Despite having more than a few people put in a word for me over the years, it turns out that every full-time job I’ve ever gotten has had zero to do with networking, having connections, knowing someone who knows someone, etc. These non-networked jobs have included:
- Two government contracts because links were sent out (by strangers) on a mailing list I belonged to
- A full-time NGO position that was posted on a job site for the not-for-profit sector
- My current position after spotting an ad in the weekend edition of a local newspaper
I’ve sent resumes, held my breath and gotten a call for an interview. Or not.
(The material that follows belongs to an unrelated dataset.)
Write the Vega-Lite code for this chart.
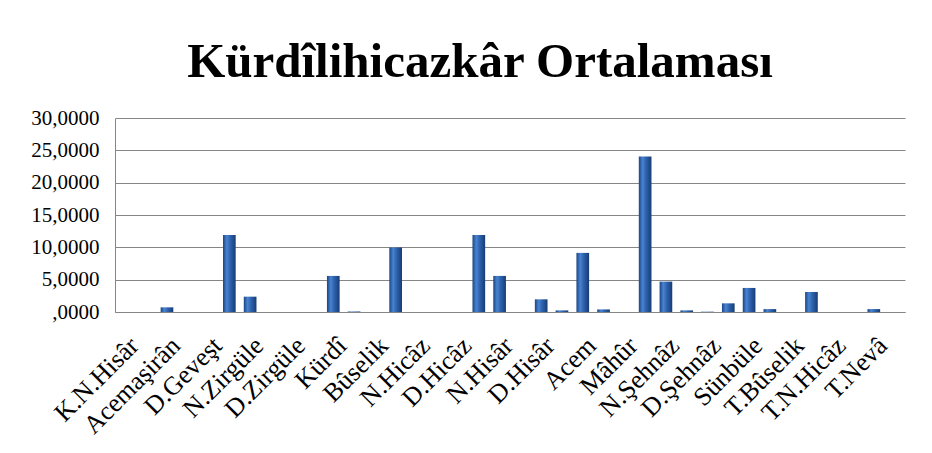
{
  "$schema": "https://vega.github.io/schema/vega-lite/v6.json",
  "width": 790,
  "height": 194,
  "autosize": {"type": "none"},
  "padding": {"left": 115, "top": 118, "right": 27, "bottom": 141},
  "background": "white",
  "title": {
    "text": "Kürdîlihicazkâr Ortalaması",
    "font": "Liberation Serif",
    "fontSize": 49,
    "fontWeight": "bold",
    "color": "black",
    "anchor": "middle",
    "frame": "group",
    "dx": -30,
    "offset": 20
  },
  "config": {
    "view": {"stroke": null},
    "axis": {"labelFont": "Liberation Serif", "labelColor": "black"}
  },
  "data": {
    "values": [
      {"perde": "K.N.Hisâr", "ortalama": 0},
      {"perde": "Hüseynîaşirân", "ortalama": 0},
      {"perde": "Acemaşirân", "ortalama": 0.72},
      {"perde": "Irak", "ortalama": 0},
      {"perde": "D.Geveşt", "ortalama": 0},
      {"perde": "Rast", "ortalama": 11.9},
      {"perde": "N.Zirgüle", "ortalama": 2.37},
      {"perde": "Zirgüle", "ortalama": 0},
      {"perde": "D.Zirgüle", "ortalama": 0},
      {"perde": "Dügâh", "ortalama": 0},
      {"perde": "Kürdî", "ortalama": 5.58},
      {"perde": "Segâh", "ortalama": 0.08},
      {"perde": "Bûselik", "ortalama": 0},
      {"perde": "Çârgâh", "ortalama": 9.96},
      {"perde": "N.Hicâz", "ortalama": 0},
      {"perde": "Hicâz", "ortalama": 0},
      {"perde": "D.Hicâz", "ortalama": 0},
      {"perde": "Nevâ", "ortalama": 11.9},
      {"perde": "N.Hisâr", "ortalama": 5.58},
      {"perde": "Hisâr", "ortalama": 0},
      {"perde": "D.Hisâr", "ortalama": 1.96},
      {"perde": "Hüseynî", "ortalama": 0.25},
      {"perde": "Acem", "ortalama": 9.14},
      {"perde": "Eviç", "ortalama": 0.4},
      {"perde": "Mâhûr", "ortalama": 0},
      {"perde": "Gerdâniye", "ortalama": 24.06},
      {"perde": "N.Şehnâz", "ortalama": 4.7},
      {"perde": "Şehnâz", "ortalama": 0.25},
      {"perde": "D.Şehnâz", "ortalama": 0.05},
      {"perde": "Muhayyer", "ortalama": 1.34},
      {"perde": "Sünbüle", "ortalama": 3.72},
      {"perde": "T.Segâh", "ortalama": 0.45},
      {"perde": "T.Bûselik", "ortalama": 0},
      {"perde": "T.Çârgâh", "ortalama": 3.1},
      {"perde": "T.N.Hicâz", "ortalama": 0},
      {"perde": "T.Hicâz", "ortalama": 0},
      {"perde": "T.Nevâ", "ortalama": 0.45},
      {"perde": "T.Hüseynî", "ortalama": 0}
    ]
  },
  "mark": {
    "type": "bar",
    "fill": {
      "gradient": "linear",
      "x1": 0, "x2": 1, "y1": 0, "y2": 0,
      "stops": [
        {"offset": 0, "color": "#1a4585"},
        {"offset": 0.3, "color": "#4a83d0"},
        {"offset": 0.55, "color": "#2f64b0"},
        {"offset": 1, "color": "#173c74"}
      ]
    }
  },
  "encoding": {
    "x": {
      "field": "perde",
      "type": "nominal",
      "sort": null,
      "scale": {"paddingInner": 0.39, "paddingOuter": 0.195},
      "axis": {
        "title": null,
        "values": ["K.N.Hisâr", "Acemaşirân", "D.Geveşt", "N.Zirgüle", "D.Zirgüle", "Kürdî", "Bûselik", "N.Hicâz", "D.Hicâz", "N.Hisâr", "D.Hisâr", "Acem", "Mâhûr", "N.Şehnâz", "D.Şehnâz", "Sünbüle", "T.Bûselik", "T.N.Hicâz", "T.Nevâ"],
        "labelAngle": -45,
        "labelFontSize": 26,
        "labelPadding": 20,
        "ticks": false,
        "domainColor": "#868686",
        "labelOverlap": false
      }
    },
    "y": {
      "field": "ortalama",
      "type": "quantitative",
      "scale": {"domain": [0, 30], "nice": false},
      "axis": {
        "title": null,
        "values": [0, 5, 10, 15, 20, 25, 30],
        "labelExpr": "datum.value == 0 ? ',0000' : replace(format(datum.value, '.4f'), '.', ',')",
        "labelFontSize": 21,
        "labelPadding": 16,
        "ticks": false,
        "gridColor": "#868686",
        "gridOpacity": 1,
        "domainColor": "#868686"
      }
    }
  }
}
There have been jobs that I’ve been so ridiculously qualified for that it seemed like I wrote the job description myself and I’ve never heard so much as a peep from and then there are gigs like my current one – approximately one million people applied, three were interviewed and I landed the position despite the fact that the sum total of my corporate experience up to that point involved working for a dairy when I was 16. Sometimes, it’s a craps shoot. That said, here’s what’s worked for me when it comes to getting hired sans connections:
It’s a numbers game
I sent out hundreds of resumes, each one targeted to the job I was applying for. If I matched 60% of what the position called for, I applied. Instead of waiting for the perfect job to appear on the horizon and putting all my focus on landing it (and potentially coming away empty-handed), I covered as much ground as possible. I knew from experience that it’s sometimes the least likely opportunities that end up being a great fit.
Make yourself scarce
If you are in a job market that has thousands of people with your skill set and you and those thousands of people are applying to the same job board/Craigslist/newspaper postings, you’ll get nowhere. You, your skills and your experience are pretty much a commodity. Maybe they’ll interview the first 10 people who applied, or the last five, or only people with last names that start with Q, or maybe the hiring manager will get so frustrated in the face of 341 qualified applicants that she’ll ask for personal recs from within the company or her own network. You need to put yourself in a position where your skills and experience are abnormal. Maybe that means targeting smaller companies, switching sectors (private, government, NGO), or even downsizing job markets, so that you can be a big fish in a small pond (my latest method).
Get professional help
I knew I needed any edge I could get, so I paid an expert to look at my resume and be brutally honest about it. My experience was great, but how I was presenting it was not. Find someone who deals with a lot of resumes in your field. They’ll know what should or shouldn’t be in yours. And don’t be too proud to strip your resume down to the bones. My tendency was to cram absolutely everything into the two-page max. My resume writer put the kibosh on this immediately. Think of it as targeting vs dumbing down.
Follow up. Or don’t
This has made absolutely no difference in any of my job hunts. Neither has trying to find an in at the company or asking for informational interviews. What has made a difference? Ditching the cover letter. The jobs I’ve landed interviews for and/or been offered have almost all been ones for which I didn’t include a cover letter. The tried and true rules matter less than you think they do. And if you have the specialized experience/expertise a company desperately needs, you can pretty much break all of them with impunity.
The rest of us should still use spellcheck.
Bottom line: Do connections matter? Yes. Do they work? Yes. Can you land a job without them? Sample size of one says yes to that, too.